**Instructions for the task**. Check each line for the string "this", then give only how many lines have it.

begin Entries shown

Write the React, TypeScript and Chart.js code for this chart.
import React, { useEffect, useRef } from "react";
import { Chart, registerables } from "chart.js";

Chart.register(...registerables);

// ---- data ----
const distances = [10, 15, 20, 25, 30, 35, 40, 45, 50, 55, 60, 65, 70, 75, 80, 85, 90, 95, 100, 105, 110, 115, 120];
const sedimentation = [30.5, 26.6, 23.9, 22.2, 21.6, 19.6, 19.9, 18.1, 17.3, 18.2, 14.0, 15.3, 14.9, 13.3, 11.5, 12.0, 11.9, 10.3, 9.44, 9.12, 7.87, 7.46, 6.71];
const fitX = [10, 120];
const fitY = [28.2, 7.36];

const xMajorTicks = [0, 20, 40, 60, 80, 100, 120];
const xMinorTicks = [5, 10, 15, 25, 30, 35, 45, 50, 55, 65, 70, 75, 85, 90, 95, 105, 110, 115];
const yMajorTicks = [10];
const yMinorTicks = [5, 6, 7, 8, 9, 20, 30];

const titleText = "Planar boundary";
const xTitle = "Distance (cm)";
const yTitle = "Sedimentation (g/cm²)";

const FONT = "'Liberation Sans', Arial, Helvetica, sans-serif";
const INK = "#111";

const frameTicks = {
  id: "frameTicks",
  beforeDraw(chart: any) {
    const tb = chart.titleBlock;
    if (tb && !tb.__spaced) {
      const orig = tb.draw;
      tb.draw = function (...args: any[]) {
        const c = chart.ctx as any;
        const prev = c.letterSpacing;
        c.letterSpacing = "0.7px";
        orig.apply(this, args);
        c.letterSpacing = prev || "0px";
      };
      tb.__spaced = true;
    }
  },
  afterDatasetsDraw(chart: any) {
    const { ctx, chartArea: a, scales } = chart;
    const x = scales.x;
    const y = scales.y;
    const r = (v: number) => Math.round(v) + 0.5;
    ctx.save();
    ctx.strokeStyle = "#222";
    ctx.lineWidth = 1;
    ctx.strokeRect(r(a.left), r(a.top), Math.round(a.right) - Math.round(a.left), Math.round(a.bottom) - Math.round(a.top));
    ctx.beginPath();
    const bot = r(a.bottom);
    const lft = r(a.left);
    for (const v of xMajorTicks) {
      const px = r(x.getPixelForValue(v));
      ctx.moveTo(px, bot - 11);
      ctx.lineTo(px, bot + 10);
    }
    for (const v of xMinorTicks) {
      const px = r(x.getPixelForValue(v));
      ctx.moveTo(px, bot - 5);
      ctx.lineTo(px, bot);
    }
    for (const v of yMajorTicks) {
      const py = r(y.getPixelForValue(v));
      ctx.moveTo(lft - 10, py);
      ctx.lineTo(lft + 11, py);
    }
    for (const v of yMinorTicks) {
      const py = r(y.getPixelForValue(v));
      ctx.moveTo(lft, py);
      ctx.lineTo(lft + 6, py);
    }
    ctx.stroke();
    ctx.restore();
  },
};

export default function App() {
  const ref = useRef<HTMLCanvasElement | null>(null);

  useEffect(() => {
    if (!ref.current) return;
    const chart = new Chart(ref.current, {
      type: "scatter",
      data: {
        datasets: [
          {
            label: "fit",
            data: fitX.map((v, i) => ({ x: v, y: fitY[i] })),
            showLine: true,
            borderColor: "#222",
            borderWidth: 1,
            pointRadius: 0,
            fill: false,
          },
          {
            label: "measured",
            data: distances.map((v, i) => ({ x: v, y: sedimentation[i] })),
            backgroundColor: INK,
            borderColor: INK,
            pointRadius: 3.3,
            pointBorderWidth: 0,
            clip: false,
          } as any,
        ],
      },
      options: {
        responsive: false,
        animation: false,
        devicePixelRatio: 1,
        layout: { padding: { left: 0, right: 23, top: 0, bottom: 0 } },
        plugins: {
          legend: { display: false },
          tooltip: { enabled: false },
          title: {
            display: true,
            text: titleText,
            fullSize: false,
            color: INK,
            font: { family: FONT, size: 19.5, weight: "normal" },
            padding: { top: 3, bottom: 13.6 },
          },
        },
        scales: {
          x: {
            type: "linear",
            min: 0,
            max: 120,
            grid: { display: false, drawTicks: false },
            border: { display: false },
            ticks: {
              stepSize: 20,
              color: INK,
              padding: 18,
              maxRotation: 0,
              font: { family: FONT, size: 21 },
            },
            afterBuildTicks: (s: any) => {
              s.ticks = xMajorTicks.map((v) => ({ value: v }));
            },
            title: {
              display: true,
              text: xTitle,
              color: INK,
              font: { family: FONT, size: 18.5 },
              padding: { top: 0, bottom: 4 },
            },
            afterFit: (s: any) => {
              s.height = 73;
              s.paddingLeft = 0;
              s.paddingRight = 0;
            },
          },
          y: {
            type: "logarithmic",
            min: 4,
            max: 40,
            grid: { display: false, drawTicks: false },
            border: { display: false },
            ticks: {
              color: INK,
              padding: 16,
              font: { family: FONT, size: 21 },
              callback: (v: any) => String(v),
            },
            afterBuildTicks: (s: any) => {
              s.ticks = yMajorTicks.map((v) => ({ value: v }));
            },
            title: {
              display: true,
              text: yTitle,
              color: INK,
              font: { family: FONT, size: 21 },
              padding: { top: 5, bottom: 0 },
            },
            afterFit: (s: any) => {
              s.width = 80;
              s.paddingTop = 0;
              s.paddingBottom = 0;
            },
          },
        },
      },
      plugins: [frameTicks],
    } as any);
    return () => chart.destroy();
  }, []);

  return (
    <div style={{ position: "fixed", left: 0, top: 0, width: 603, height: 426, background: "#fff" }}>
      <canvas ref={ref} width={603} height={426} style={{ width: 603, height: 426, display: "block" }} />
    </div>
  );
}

end Entries shown
begin Entries shown

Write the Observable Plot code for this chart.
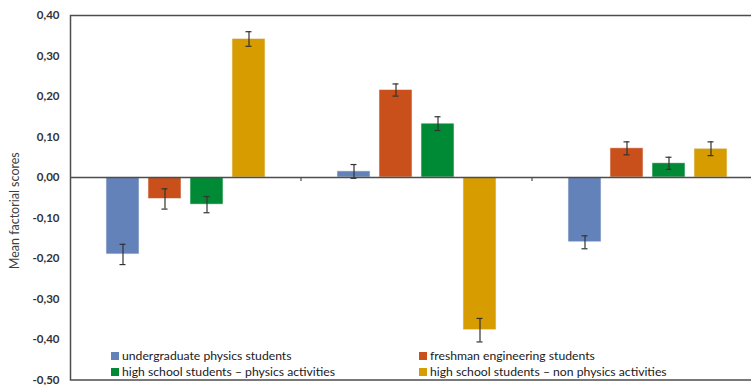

end Entries shown

**The response**. 3